The listing below holds pictures; exclude them. Return exactly the lines from the one with "Clone this chart in Apache ECharts." through the one with "const lncfsData = lncfsLoad.map((x, i)".

Material to process =>
-- -- --
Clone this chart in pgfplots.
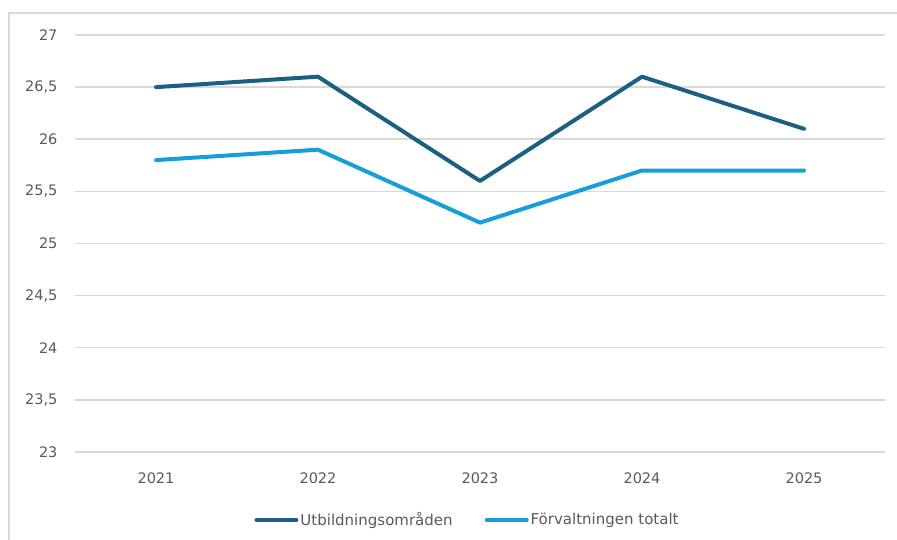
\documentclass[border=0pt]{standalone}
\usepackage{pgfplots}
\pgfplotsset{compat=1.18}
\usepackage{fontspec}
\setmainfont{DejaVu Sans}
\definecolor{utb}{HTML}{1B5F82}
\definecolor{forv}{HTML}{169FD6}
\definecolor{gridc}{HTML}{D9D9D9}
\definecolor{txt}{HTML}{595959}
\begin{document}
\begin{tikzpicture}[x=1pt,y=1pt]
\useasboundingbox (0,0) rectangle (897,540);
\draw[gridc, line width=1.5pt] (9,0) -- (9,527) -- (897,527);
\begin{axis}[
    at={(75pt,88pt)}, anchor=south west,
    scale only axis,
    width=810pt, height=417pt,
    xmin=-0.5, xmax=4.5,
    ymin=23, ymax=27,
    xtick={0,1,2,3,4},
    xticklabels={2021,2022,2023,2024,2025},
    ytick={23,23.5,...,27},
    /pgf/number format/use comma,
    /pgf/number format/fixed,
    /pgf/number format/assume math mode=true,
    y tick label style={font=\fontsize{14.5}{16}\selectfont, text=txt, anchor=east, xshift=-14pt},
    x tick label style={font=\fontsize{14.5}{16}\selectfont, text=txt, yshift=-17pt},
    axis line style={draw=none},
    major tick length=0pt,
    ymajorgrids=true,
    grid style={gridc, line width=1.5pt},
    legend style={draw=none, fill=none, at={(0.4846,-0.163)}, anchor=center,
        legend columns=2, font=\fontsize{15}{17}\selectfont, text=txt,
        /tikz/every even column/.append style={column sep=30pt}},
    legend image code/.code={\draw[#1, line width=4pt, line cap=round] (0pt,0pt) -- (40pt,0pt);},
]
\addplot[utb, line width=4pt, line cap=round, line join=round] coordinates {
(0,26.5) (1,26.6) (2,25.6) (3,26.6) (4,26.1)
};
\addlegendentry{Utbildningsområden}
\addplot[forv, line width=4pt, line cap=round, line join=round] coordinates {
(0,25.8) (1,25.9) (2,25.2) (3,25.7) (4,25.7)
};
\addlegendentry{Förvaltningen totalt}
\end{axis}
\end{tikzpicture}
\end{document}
-- -- --
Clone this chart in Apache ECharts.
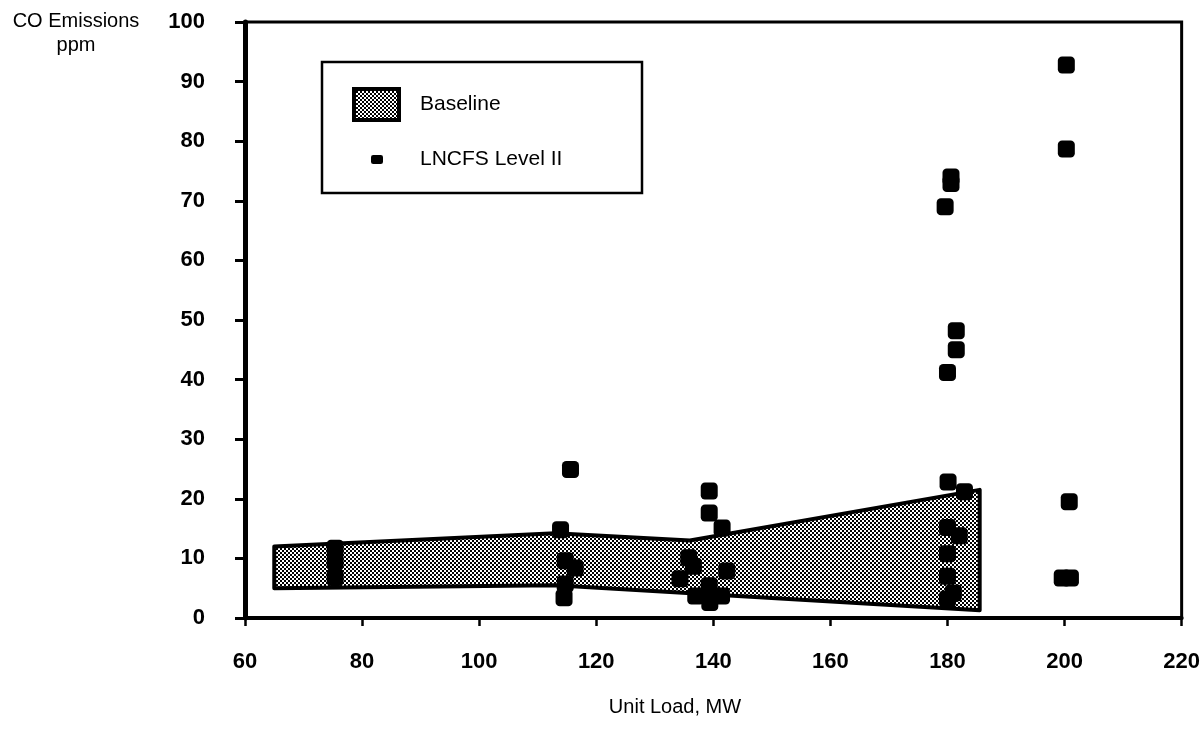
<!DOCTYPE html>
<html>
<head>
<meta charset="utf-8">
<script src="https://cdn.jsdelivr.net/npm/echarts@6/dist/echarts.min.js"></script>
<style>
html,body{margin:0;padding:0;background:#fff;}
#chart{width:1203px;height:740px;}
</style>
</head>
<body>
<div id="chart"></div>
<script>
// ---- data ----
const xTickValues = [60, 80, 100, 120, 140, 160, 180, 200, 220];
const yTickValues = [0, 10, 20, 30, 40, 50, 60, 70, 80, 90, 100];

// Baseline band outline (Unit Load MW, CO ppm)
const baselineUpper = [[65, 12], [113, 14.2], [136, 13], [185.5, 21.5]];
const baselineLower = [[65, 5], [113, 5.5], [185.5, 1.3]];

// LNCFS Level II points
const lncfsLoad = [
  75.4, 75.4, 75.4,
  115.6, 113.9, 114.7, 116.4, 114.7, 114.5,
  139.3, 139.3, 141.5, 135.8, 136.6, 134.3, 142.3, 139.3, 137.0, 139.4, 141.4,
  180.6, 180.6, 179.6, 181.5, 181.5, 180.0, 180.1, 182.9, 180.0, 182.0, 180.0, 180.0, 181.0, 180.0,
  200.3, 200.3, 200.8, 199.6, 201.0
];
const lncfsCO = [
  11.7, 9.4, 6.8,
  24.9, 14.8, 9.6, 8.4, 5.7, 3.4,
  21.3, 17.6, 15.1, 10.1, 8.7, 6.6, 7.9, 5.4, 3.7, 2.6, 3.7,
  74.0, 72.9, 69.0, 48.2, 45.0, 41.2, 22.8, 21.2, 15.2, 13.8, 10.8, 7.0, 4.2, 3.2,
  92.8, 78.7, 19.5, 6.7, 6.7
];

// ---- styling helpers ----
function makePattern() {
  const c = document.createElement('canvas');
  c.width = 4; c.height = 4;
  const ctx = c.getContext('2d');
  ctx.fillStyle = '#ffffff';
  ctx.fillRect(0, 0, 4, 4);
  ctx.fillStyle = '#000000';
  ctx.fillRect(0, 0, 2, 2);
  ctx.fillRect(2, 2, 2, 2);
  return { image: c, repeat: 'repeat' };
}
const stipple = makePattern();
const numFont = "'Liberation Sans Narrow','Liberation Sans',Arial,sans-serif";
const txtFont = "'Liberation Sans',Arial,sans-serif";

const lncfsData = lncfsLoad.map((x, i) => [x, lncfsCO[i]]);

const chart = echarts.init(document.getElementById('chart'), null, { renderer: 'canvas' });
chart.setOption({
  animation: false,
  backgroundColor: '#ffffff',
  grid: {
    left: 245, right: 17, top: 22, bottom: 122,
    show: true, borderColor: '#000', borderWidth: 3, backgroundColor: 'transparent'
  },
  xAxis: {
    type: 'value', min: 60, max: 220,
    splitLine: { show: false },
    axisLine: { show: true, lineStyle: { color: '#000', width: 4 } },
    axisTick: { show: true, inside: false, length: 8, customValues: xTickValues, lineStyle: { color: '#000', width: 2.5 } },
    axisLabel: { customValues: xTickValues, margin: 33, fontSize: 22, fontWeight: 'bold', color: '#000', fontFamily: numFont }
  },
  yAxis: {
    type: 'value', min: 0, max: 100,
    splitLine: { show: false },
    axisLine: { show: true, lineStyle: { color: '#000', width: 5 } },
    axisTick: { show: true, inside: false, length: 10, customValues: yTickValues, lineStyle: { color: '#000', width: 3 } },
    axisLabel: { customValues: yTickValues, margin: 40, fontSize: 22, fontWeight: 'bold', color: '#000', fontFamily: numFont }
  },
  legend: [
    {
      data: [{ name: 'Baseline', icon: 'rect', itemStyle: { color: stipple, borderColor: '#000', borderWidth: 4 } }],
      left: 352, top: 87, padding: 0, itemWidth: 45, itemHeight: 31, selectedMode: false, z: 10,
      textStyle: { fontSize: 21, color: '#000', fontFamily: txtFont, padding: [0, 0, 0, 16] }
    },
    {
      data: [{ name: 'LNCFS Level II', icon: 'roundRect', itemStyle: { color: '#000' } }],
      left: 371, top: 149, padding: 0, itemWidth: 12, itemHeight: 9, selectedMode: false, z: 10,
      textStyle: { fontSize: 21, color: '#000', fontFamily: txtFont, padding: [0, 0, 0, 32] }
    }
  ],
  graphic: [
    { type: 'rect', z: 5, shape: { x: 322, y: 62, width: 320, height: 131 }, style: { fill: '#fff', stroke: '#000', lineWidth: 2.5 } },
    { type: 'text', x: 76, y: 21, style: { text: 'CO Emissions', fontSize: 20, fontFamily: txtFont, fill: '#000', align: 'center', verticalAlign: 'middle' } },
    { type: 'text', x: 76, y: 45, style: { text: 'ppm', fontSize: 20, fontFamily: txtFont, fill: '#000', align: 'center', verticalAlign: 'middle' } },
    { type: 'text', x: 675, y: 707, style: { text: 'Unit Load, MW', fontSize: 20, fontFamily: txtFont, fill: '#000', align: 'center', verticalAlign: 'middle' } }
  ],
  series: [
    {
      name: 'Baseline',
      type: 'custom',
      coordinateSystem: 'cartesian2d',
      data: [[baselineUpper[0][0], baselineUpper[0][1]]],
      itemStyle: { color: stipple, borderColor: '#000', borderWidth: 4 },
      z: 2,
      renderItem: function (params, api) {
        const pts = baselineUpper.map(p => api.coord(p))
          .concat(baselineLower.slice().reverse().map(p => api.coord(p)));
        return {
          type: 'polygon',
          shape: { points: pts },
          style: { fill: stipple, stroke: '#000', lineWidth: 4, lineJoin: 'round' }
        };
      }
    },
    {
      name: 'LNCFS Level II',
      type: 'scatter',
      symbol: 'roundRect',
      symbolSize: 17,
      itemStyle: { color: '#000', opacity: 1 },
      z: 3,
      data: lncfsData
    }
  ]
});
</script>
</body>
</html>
-- -- --
Solution to this problem =>
Clone this chart in Apache ECharts.
<!DOCTYPE html>
<html>
<head>
<meta charset="utf-8">
<script src="https://cdn.jsdelivr.net/npm/echarts@6/dist/echarts.min.js"></script>
<style>
html,body{margin:0;padding:0;background:#fff;}
#chart{width:1203px;height:740px;}
</style>
</head>
<body>
<div id="chart"></div>
<script>
// ---- data ----
const xTickValues = [60, 80, 100, 120, 140, 160, 180, 200, 220];
const yTickValues = [0, 10, 20, 30, 40, 50, 60, 70, 80, 90, 100];

// Baseline band outline (Unit Load MW, CO ppm)
const baselineUpper = [[65, 12], [113, 14.2], [136, 13], [185.5, 21.5]];
const baselineLower = [[65, 5], [113, 5.5], [185.5, 1.3]];

// LNCFS Level II points
const lncfsLoad = [
  75.4, 75.4, 75.4,
  115.6, 113.9, 114.7, 116.4, 114.7, 114.5,
  139.3, 139.3, 141.5, 135.8, 136.6, 134.3, 142.3, 139.3, 137.0, 139.4, 141.4,
  180.6, 180.6, 179.6, 181.5, 181.5, 180.0, 180.1, 182.9, 180.0, 182.0, 180.0, 180.0, 181.0, 180.0,
  200.3, 200.3, 200.8, 199.6, 201.0
];
const lncfsCO = [
  11.7, 9.4, 6.8,
  24.9, 14.8, 9.6, 8.4, 5.7, 3.4,
  21.3, 17.6, 15.1, 10.1, 8.7, 6.6, 7.9, 5.4, 3.7, 2.6, 3.7,
  74.0, 72.9, 69.0, 48.2, 45.0, 41.2, 22.8, 21.2, 15.2, 13.8, 10.8, 7.0, 4.2, 3.2,
  92.8, 78.7, 19.5, 6.7, 6.7
];

// ---- styling helpers ----
function makePattern() {
  const c = document.createElement('canvas');
  c.width = 4; c.height = 4;
  const ctx = c.getContext('2d');
  ctx.fillStyle = '#ffffff';
  ctx.fillRect(0, 0, 4, 4);
  ctx.fillStyle = '#000000';
  ctx.fillRect(0, 0, 2, 2);
  ctx.fillRect(2, 2, 2, 2);
  return { image: c, repeat: 'repeat' };
}
const stipple = makePattern();
const numFont = "'Liberation Sans Narrow','Liberation Sans',Arial,sans-serif";
const txtFont = "'Liberation Sans',Arial,sans-serif";

const lncfsData = lncfsLoad.map((x, i) => [x, lncfsCO[i]]);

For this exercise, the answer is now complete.